Did you know that November is Financial Literacy Month? To help increase consumer awareness, Proposal Administrator, Trustee in Bankruptcy and Vice-President of Sands & Associates Blair Mantin recently shared some of his top financial myths and misconceptions with Vancouver’s Breakfast Television.
Blair’s Top 5 Myths and Misconceptions that can save consumers money:
1 – Confusing activity with achievement
Many individuals fall into a trap of just making the minimum payments on their credit cards and assuming that they are actually making progress. The fact is that at 20% interest, making the minimum monthly payments of $250 on a $10,000 debt will take more than 5.5 years to clear and will cost more than $6,600 in additional interest charges. Banks are now forced to disclose exactly how long it will take to pay off a debt if you make only the minimum payments. I’ve seen payment terms in excess of 150 years for some individuals.
If you can only afford to make the minimum payments each month, you very likely have a debt problem.
2 – Buying insurance for everything
Banks are quick to sell and aggressively promote various insurance products. Some are great, but some provide little to no value. One of these is ‘balance protection insurance’. Each month you pay fees into this product even if you don’t carry a balance. The fees can be as high as 1% of the purchases on the card. Over the course of one year, this could take a 20% credit card interest rate to 32%.
The real issue is that, in most instances where you’d expect the insurance to really help, it actually does very little. i.e. If you lose your job, it will cover the minimum payments for the period of time you are unemployed but very little of these payments will actually reduce the balance you owe on the card.
3 – Not being aware of your rights as a consumer
Many people in BC are completely unaware of the exceptional amount of protections afforded to them under provincial legislation in BC. Here are some major points:
- If creditors are harassing you by phone, BC is the only place in Canada where you can send them a formal request to only deal with you via mail instead of phone calls. It’s much easier, and less stressful to deal with collection letters rather than an aggressive collection agent on the phone
- The province of BC is the only jurisdiction of Canada where, if you’ve financed a car and are unable to make the payments, the creditor can seize the vehicle from you but cannot come after you for the shortfall. Many individuals I meet feel as though they are ‘stuck’ in a financing arrangement where they owe more than the vehicle is worth – the fact is they can return the vehicle without being held accountable for any shortfall (i.e. if the vehicle sells for $10,000 and they owe $15,000 they cannot be made to pay the difference).
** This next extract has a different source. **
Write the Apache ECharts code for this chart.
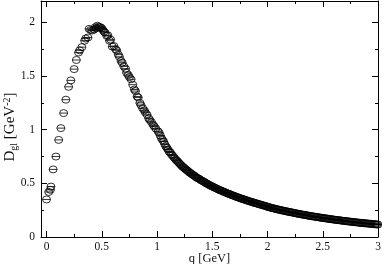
<!DOCTYPE html>
<html><head><meta charset="utf-8">
<script src="https://cdn.jsdelivr.net/npm/echarts@6/dist/echarts.min.js"></script>
<style>html,body{margin:0;padding:0;background:#fff}#c{width:382px;height:264px}</style>
</head><body><div id="c"></div>
<script>
// momentum q [GeV], low-momentum region
const qLow = [0.000,0.020,0.035,0.040,0.060,0.085,0.110,0.130,0.155,0.175,0.200,0.220,0.250,0.270,0.290,0.300,0.320,0.345,0.355,0.375,0.385,0.400,0.415,0.430,0.440,0.450,0.460,0.470,0.480,0.490,0.500,0.510,0.520,0.530,0.545,0.555,0.570,0.580,0.595,0.610,0.625,0.635,0.650,0.660,0.675,0.685,0.700,0.715,0.725,0.740,0.750,0.765,0.780,0.795,0.805,0.820,0.830,0.845,0.855,0.870,0.885,0.895,0.910,0.925,0.935,0.950,0.965,0.975,0.990];
// gluon propagator D_gl [GeV^-2], low-momentum region
const dLow = [0.35,0.42,0.44,0.47,0.63,0.75,0.905,1.015,1.155,1.28,1.40,1.46,1.565,1.65,1.72,1.74,1.77,1.83,1.85,1.86,1.94,1.93,1.925,1.935,1.955,1.945,1.97,1.96,1.955,1.955,1.945,1.93,1.915,1.905,1.875,1.88,1.83,1.84,1.775,1.78,1.75,1.74,1.70,1.68,1.64,1.625,1.59,1.57,1.53,1.51,1.49,1.47,1.42,1.375,1.36,1.31,1.30,1.25,1.23,1.20,1.18,1.16,1.14,1.105,1.09,1.07,1.045,1.03,1.01];
// momentum q [GeV], high-momentum region
const qHigh = [1.01,1.03,1.05,1.07,1.09,1.11,1.13,1.15,1.17,1.19,1.21,1.23,1.25,1.27,1.29,1.31,1.33,1.35,1.37,1.39,1.41,1.43,1.45,1.47,1.49,1.51,1.53,1.55,1.57,1.59,1.61,1.63,1.65,1.67,1.69,1.71,1.73,1.75,1.77,1.79,1.81,1.83,1.85,1.87,1.89,1.91,1.93,1.95,1.97,1.99,2.01,2.03,2.05,2.07,2.09,2.11,2.13,2.15,2.17,2.19,2.21,2.23,2.25,2.27,2.29,2.31,2.33,2.35,2.37,2.39,2.41,2.43,2.45,2.47,2.49,2.51,2.53,2.55,2.57,2.59,2.61,2.63,2.65,2.67,2.69,2.71,2.73,2.75,2.77,2.79,2.81,2.83,2.85,2.87,2.89,2.91,2.93,2.95,2.97,2.99];
// gluon propagator D_gl [GeV^-2], high-momentum region
const dHigh = [0.985,0.945,0.905,0.865,0.83,0.795,0.77,0.745,0.72,0.70,0.678,0.655,0.64,0.622,0.605,0.59,0.575,0.56,0.548,0.535,0.523,0.512,0.498,0.487,0.476,0.466,0.456,0.446,0.437,0.428,0.419,0.41,0.402,0.394,0.386,0.378,0.37,0.363,0.356,0.349,0.342,0.335,0.329,0.322,0.316,0.31,0.304,0.298,0.292,0.286,0.279,0.273,0.268,0.263,0.258,0.253,0.248,0.244,0.239,0.235,0.231,0.227,0.222,0.218,0.214,0.21,0.207,0.203,0.199,0.196,0.192,0.189,0.186,0.182,0.179,0.176,0.173,0.17,0.167,0.164,0.161,0.158,0.156,0.153,0.15,0.148,0.145,0.143,0.14,0.138,0.136,0.133,0.131,0.129,0.127,0.125,0.123,0.121,0.119,0.117];
// second, interleaved set of high-momentum points
const qHigh2 = [1.02,1.04,1.06,1.08,1.10,1.12,1.14,1.16,1.18,1.20,1.22,1.24,1.26,1.28,1.30,1.32,1.34,1.36,1.38,1.40,1.42,1.44,1.46,1.48,1.50,1.52,1.54,1.56,1.58,1.60,1.62,1.64,1.66,1.68,1.70,1.72,1.74,1.76,1.78,1.80,1.82,1.84,1.86,1.88,1.90,1.92,1.94,1.96,1.98,2.00,2.02,2.04,2.06,2.08,2.10,2.12,2.14,2.16,2.18,2.20,2.22,2.24,2.26,2.28,2.30,2.32,2.34,2.36,2.38,2.40,2.42,2.44,2.46,2.48,2.50,2.52,2.54,2.56,2.58,2.60,2.62,2.64,2.66,2.68,2.70,2.72,2.74,2.76,2.78,2.80,2.82,2.84,2.86,2.88,2.90,2.92,2.94,2.96,2.98,3.00];
const dHigh2 = [0.97,0.92,0.89,0.845,0.815,0.79,0.76,0.735,0.712,0.69,0.668,0.65,0.63,0.615,0.598,0.583,0.57,0.552,0.543,0.528,0.518,0.504,0.494,0.48,0.472,0.46,0.452,0.44,0.433,0.422,0.416,0.405,0.399,0.389,0.383,0.373,0.368,0.358,0.353,0.344,0.34,0.331,0.327,0.318,0.314,0.306,0.302,0.294,0.29,0.281,0.277,0.27,0.266,0.259,0.256,0.25,0.247,0.241,0.238,0.232,0.23,0.224,0.221,0.215,0.213,0.208,0.206,0.2,0.198,0.193,0.191,0.187,0.185,0.18,0.178,0.174,0.172,0.168,0.166,0.162,0.16,0.157,0.155,0.151,0.15,0.146,0.145,0.141,0.14,0.137,0.135,0.132,0.131,0.128,0.127,0.124,0.123,0.12,0.119,0.116];

const xMajorTicks = [0,0.5,1,1.5,2,2.5,3];
const xMinorTicks = [0.25,0.75,1.25,1.75,2.25,2.75];
const yMajorTicks = [0,0.5,1,1.5,2];
const yMinorTicks = [0.25,0.75,1.25,1.75];
const xName = 'q [GeV]';
const yNameParts = ['D', 'gl', ' [GeV', '-2', ']'];

const pts = [];
qLow.forEach((q, i) => pts.push([q, dLow[i]]));
qHigh.forEach((q, i) => pts.push([q, dHigh[i]]));
qHigh2.forEach((q, i) => pts.push([q, dHigh2[i]]));

const XMIN = -0.05, XMAX = 3, YMIN = 0, YMAX = 2.2;
const lbl = {fontFamily: 'Liberation Serif', fontSize: 11.5, color: '#111'};
const lineStyle = {color: '#000', width: 1};

function xAx(pos, ticks, len, labels, showLine, extra) {
  return Object.assign({
    type: 'value', position: pos, min: XMIN, max: XMAX,
    splitLine: {show: false},
    axisLine: {show: showLine, onZero: false, lineStyle},
    axisTick: {show: true, inside: true, length: len, customValues: ticks, lineStyle},
    axisLabel: labels ? Object.assign({customValues: ticks, margin: 4}, lbl) : {show: false}
  }, extra || {});
}
function yAx(pos, ticks, len, labels, showLine, extra) {
  return Object.assign({
    type: 'value', position: pos, min: YMIN, max: YMAX,
    splitLine: {show: false},
    axisLine: {show: showLine, onZero: false, lineStyle},
    axisTick: {show: true, inside: true, length: len, customValues: ticks, lineStyle},
    axisLabel: labels ? Object.assign({customValues: ticks, margin: 6}, lbl) : {show: false}
  }, extra || {});
}

const chart = echarts.init(document.getElementById('c'), null, {renderer: 'canvas'});
chart.setOption({
  animation: false,
  backgroundColor: '#fff',
  grid: {left: 41, right: 4, top: 1, bottom: 27, containLabel: false, outerBoundsMode: 'none'},
  xAxis: [
    xAx('bottom', xMajorTicks, 6, true, true, {
      name: xName, nameLocation: 'middle', nameGap: 15, nameMoveOverlap: false,
      nameTextStyle: {fontFamily: 'Liberation Serif', fontSize: 12.5, color: '#111'}
    }),
    xAx('bottom', xMinorTicks, 3, false, false),
    xAx('top', xMajorTicks, 6, false, true),
    xAx('top', xMinorTicks, 3, false, false)
  ],
  yAxis: [
    yAx('left', yMajorTicks, 6, true, true, {
      name: '{n|' + yNameParts[0] + '}{sub|' + yNameParts[1] + '}{n|' + yNameParts[2] + '}{sup|' + yNameParts[3] + '}{n|' + yNameParts[4] + '}',
      nameLocation: 'middle', nameGap: 22, nameMoveOverlap: false,
      nameTextStyle: {
        fontFamily: 'Liberation Serif', fontSize: 15, color: '#111',
        padding: [0, 16, 0, 0],
        rich: {
          n: {fontFamily: 'Liberation Serif', fontSize: 15, color: '#111', lineHeight: 17, verticalAlign: 'middle'},
          sub: {fontFamily: 'Liberation Serif', fontSize: 10, color: '#111', lineHeight: 17, verticalAlign: 'bottom'},
          sup: {fontFamily: 'Liberation Serif', fontSize: 10, color: '#111', lineHeight: 17, verticalAlign: 'top'}
        }
      }
    }),
    yAx('left', yMinorTicks, 3, false, false),
    yAx('right', yMajorTicks, 6, false, true),
    yAx('right', yMinorTicks, 3, false, false)
  ],
  series: [{
    type: 'scatter',
    xAxisIndex: 0, yAxisIndex: 0,
    data: pts,
    symbol: 'path://M0,-10 A10,10 0 1,1 0,10 A10,10 0 1,1 0,-10 Z M-10,0 L10,0',
    symbolSize: [8, 7],
    itemStyle: {color: 'rgba(0,0,0,0)', borderColor: '#000', borderWidth: 0.8, opacity: 1},
    emphasis: {disabled: true}
  }]
});
</script></body></html>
4 – Thinking there’s no way to re-negotiate government debts
If you owe money for taxes, MSP, or student loans you may think there’s no way out. In fact, there is one single way of ‘making a deal’ on these amounts. A Consumer Proposal is an option that can be used to stop interest, reduce amounts owing, and work out an affordable payment plan. A Consumer Proposal can only be filed by a licensed Trustee and is a relatively unknown, yet extremely powerful way of restructuring your financial affairs.
5 – Thinking that your credit rating is a barometer of self-worth
Many people are scared to tackle their debt burden because they believe that their credit rating is an indicator of self-worth and that they could never recover from something as bad as a bankruptcy. The fact is, your credit rating can change dramatically in a short amount of time. People can go from bankruptcy to getting a mortgage in as little as 2-3 years. Often, it’s by taking the step to tackle their debts that people end up in far better shape sooner, than if they had hunkered down and make minimum payments for years and years on end.